** begin Supplied information **

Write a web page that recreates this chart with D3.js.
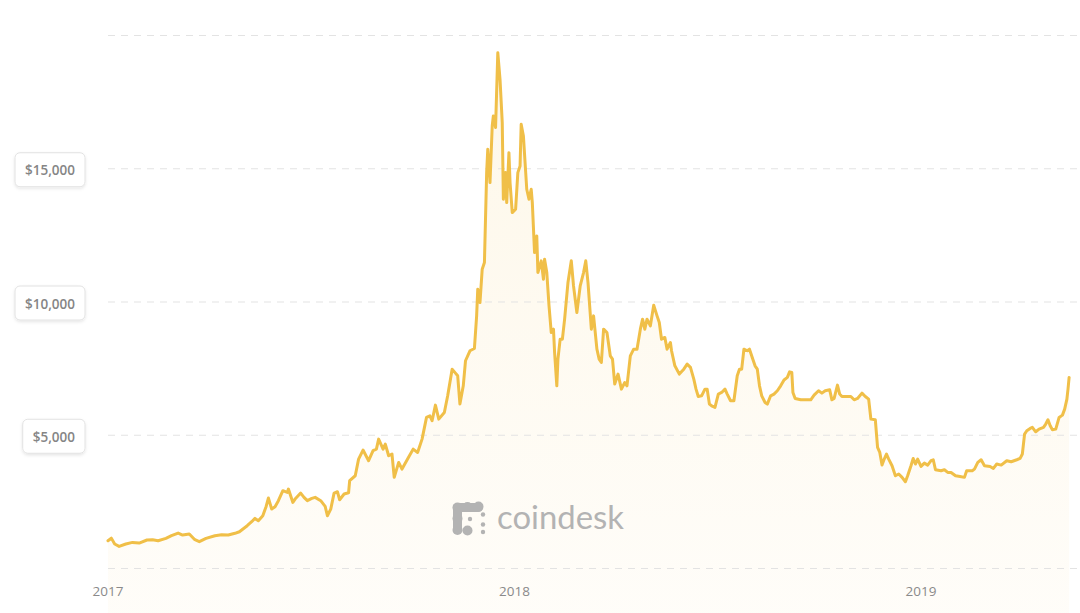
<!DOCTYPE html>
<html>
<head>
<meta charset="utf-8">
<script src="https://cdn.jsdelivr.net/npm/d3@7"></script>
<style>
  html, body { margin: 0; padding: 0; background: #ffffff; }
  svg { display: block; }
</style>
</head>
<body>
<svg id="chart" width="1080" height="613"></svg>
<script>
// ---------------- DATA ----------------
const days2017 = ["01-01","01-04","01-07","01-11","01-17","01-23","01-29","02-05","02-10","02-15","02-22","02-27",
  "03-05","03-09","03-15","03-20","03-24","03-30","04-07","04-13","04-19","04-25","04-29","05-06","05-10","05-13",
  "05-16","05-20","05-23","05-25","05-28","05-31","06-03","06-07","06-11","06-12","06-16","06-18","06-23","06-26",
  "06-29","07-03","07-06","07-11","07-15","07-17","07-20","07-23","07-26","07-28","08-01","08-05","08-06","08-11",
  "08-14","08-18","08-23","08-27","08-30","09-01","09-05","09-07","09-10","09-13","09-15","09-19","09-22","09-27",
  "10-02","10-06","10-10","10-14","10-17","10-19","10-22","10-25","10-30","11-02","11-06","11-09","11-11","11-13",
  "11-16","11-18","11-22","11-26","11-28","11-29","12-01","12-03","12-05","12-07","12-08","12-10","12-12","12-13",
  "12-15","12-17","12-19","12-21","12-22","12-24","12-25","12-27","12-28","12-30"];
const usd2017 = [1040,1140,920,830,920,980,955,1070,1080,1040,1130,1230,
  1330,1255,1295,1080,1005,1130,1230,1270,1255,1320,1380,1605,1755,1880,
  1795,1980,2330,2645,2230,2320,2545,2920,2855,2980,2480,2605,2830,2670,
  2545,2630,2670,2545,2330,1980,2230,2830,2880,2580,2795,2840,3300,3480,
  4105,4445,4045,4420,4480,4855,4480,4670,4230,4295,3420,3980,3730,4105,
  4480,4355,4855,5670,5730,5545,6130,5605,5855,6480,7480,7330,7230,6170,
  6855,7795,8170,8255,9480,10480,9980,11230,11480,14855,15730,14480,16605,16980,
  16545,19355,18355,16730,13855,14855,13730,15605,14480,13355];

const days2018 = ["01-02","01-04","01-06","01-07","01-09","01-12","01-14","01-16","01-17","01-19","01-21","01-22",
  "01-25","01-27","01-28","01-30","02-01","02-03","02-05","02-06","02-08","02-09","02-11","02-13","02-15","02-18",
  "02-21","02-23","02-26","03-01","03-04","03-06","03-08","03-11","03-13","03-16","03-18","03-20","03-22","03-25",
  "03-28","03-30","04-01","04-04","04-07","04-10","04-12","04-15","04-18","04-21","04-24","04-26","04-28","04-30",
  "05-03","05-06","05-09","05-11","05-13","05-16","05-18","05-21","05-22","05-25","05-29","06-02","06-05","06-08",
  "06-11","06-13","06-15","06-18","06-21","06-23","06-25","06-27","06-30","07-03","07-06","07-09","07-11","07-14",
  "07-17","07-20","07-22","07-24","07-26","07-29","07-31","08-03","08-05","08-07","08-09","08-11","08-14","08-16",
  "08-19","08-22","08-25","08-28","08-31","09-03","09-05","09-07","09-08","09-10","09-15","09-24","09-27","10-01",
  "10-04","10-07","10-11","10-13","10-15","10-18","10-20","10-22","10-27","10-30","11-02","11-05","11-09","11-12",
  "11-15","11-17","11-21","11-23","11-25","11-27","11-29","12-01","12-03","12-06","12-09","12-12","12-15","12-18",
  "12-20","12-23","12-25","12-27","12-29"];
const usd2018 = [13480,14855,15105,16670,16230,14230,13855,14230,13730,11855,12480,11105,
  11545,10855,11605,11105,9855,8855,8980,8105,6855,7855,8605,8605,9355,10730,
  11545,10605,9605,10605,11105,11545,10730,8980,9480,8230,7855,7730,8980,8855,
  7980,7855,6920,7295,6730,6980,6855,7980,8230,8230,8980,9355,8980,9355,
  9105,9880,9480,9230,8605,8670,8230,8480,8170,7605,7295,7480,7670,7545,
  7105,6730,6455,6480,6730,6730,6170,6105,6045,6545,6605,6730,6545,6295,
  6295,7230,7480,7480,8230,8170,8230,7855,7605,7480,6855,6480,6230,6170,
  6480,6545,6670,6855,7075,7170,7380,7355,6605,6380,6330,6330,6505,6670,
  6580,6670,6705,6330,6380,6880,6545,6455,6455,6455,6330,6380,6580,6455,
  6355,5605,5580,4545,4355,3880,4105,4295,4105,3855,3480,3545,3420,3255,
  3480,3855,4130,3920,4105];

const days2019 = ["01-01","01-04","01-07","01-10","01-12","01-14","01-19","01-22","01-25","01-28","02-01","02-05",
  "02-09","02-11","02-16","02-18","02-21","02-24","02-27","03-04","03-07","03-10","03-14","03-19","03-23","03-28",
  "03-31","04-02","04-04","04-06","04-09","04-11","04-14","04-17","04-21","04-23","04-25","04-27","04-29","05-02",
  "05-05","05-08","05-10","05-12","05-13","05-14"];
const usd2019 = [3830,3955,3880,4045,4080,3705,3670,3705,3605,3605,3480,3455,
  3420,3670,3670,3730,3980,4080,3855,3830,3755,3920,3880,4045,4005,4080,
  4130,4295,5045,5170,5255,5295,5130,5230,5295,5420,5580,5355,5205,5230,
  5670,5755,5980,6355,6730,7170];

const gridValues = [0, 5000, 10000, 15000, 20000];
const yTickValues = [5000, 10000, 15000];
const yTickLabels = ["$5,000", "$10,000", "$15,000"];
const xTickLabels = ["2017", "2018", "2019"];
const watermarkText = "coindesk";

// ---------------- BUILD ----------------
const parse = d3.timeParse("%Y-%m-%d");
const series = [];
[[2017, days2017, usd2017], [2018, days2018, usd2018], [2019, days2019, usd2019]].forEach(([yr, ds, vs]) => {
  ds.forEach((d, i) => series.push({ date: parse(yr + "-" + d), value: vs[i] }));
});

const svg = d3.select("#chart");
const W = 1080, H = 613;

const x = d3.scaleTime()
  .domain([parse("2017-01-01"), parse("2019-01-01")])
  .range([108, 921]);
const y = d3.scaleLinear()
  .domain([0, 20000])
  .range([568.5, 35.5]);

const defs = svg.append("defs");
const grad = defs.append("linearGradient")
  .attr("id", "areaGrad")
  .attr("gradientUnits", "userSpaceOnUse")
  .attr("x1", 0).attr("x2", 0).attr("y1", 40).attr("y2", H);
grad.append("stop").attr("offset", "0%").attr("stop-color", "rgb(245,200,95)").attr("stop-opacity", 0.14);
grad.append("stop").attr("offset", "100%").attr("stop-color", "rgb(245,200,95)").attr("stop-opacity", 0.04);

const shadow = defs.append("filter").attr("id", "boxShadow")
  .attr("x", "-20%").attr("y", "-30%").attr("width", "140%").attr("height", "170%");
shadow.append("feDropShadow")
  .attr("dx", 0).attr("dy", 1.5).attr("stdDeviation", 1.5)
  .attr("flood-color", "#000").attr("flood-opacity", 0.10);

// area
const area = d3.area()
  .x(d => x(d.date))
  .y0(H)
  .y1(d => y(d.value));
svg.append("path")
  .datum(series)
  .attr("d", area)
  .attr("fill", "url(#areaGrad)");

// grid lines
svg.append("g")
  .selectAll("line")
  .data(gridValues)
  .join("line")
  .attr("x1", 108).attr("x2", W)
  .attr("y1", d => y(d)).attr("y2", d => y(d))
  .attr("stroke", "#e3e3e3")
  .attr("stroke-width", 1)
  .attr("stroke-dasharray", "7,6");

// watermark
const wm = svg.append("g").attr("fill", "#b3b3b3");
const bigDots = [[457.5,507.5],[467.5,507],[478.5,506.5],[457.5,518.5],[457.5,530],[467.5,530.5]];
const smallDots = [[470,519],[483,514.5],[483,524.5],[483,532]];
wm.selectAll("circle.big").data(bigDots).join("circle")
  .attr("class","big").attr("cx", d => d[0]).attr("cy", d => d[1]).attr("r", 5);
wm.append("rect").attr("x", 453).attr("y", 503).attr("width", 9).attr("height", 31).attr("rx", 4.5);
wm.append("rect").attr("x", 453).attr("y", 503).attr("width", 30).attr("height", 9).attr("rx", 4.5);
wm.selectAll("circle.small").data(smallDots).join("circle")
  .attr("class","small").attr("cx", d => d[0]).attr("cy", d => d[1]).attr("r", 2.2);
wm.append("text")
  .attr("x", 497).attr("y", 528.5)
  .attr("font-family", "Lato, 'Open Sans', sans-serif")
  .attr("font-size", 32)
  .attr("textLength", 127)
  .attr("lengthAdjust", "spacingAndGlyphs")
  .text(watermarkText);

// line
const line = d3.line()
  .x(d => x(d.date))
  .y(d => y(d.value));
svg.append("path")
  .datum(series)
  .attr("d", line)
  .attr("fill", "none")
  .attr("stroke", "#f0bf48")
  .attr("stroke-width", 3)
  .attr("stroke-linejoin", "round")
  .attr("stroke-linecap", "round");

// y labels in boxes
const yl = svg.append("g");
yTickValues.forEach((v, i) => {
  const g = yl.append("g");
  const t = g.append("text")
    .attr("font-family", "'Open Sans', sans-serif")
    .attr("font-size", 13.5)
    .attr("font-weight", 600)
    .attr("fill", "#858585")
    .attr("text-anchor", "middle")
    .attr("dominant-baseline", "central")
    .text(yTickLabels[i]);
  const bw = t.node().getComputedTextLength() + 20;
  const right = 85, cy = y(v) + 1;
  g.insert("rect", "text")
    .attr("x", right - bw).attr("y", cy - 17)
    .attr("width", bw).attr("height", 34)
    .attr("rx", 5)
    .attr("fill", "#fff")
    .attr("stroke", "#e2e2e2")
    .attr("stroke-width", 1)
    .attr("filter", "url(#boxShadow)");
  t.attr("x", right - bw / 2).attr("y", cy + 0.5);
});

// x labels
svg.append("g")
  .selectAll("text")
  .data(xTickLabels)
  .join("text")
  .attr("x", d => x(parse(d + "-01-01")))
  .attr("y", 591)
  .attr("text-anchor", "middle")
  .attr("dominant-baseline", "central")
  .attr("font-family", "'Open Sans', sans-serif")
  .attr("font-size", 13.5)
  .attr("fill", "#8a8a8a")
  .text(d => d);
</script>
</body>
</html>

** end Supplied information **

_Task goal_: Starting at the first line of the material, output exactly the lines up to and including the one with "16545,19355,18355,16730,13855,14855,13730,15605,14480,13355];". Do not include the pictures.

_Answer to this problem_:
Write a web page that recreates this chart with D3.js.
<!DOCTYPE html>
<html>
<head>
<meta charset="utf-8">
<script src="https://cdn.jsdelivr.net/npm/d3@7"></script>
<style>
  html, body { margin: 0; padding: 0; background: #ffffff; }
  svg { display: block; }
</style>
</head>
<body>
<svg id="chart" width="1080" height="613"></svg>
<script>
// ---------------- DATA ----------------
const days2017 = ["01-01","01-04","01-07","01-11","01-17","01-23","01-29","02-05","02-10","02-15","02-22","02-27",
  "03-05","03-09","03-15","03-20","03-24","03-30","04-07","04-13","04-19","04-25","04-29","05-06","05-10","05-13",
  "05-16","05-20","05-23","05-25","05-28","05-31","06-03","06-07","06-11","06-12","06-16","06-18","06-23","06-26",
  "06-29","07-03","07-06","07-11","07-15","07-17","07-20","07-23","07-26","07-28","08-01","08-05","08-06","08-11",
  "08-14","08-18","08-23","08-27","08-30","09-01","09-05","09-07","09-10","09-13","09-15","09-19","09-22","09-27",
  "10-02","10-06","10-10","10-14","10-17","10-19","10-22","10-25","10-30","11-02","11-06","11-09","11-11","11-13",
  "11-16","11-18","11-22","11-26","11-28","11-29","12-01","12-03","12-05","12-07","12-08","12-10","12-12","12-13",
  "12-15","12-17","12-19","12-21","12-22","12-24","12-25","12-27","12-28","12-30"];
const usd2017 = [1040,1140,920,830,920,980,955,1070,1080,1040,1130,1230,
  1330,1255,1295,1080,1005,1130,1230,1270,1255,1320,1380,1605,1755,1880,
  1795,1980,2330,2645,2230,2320,2545,2920,2855,2980,2480,2605,2830,2670,
  2545,2630,2670,2545,2330,1980,2230,2830,2880,2580,2795,2840,3300,3480,
  4105,4445,4045,4420,4480,4855,4480,4670,4230,4295,3420,3980,3730,4105,
  4480,4355,4855,5670,5730,5545,6130,5605,5855,6480,7480,7330,7230,6170,
  6855,7795,8170,8255,9480,10480,9980,11230,11480,14855,15730,14480,16605,16980,
  16545,19355,18355,16730,13855,14855,13730,15605,14480,13355];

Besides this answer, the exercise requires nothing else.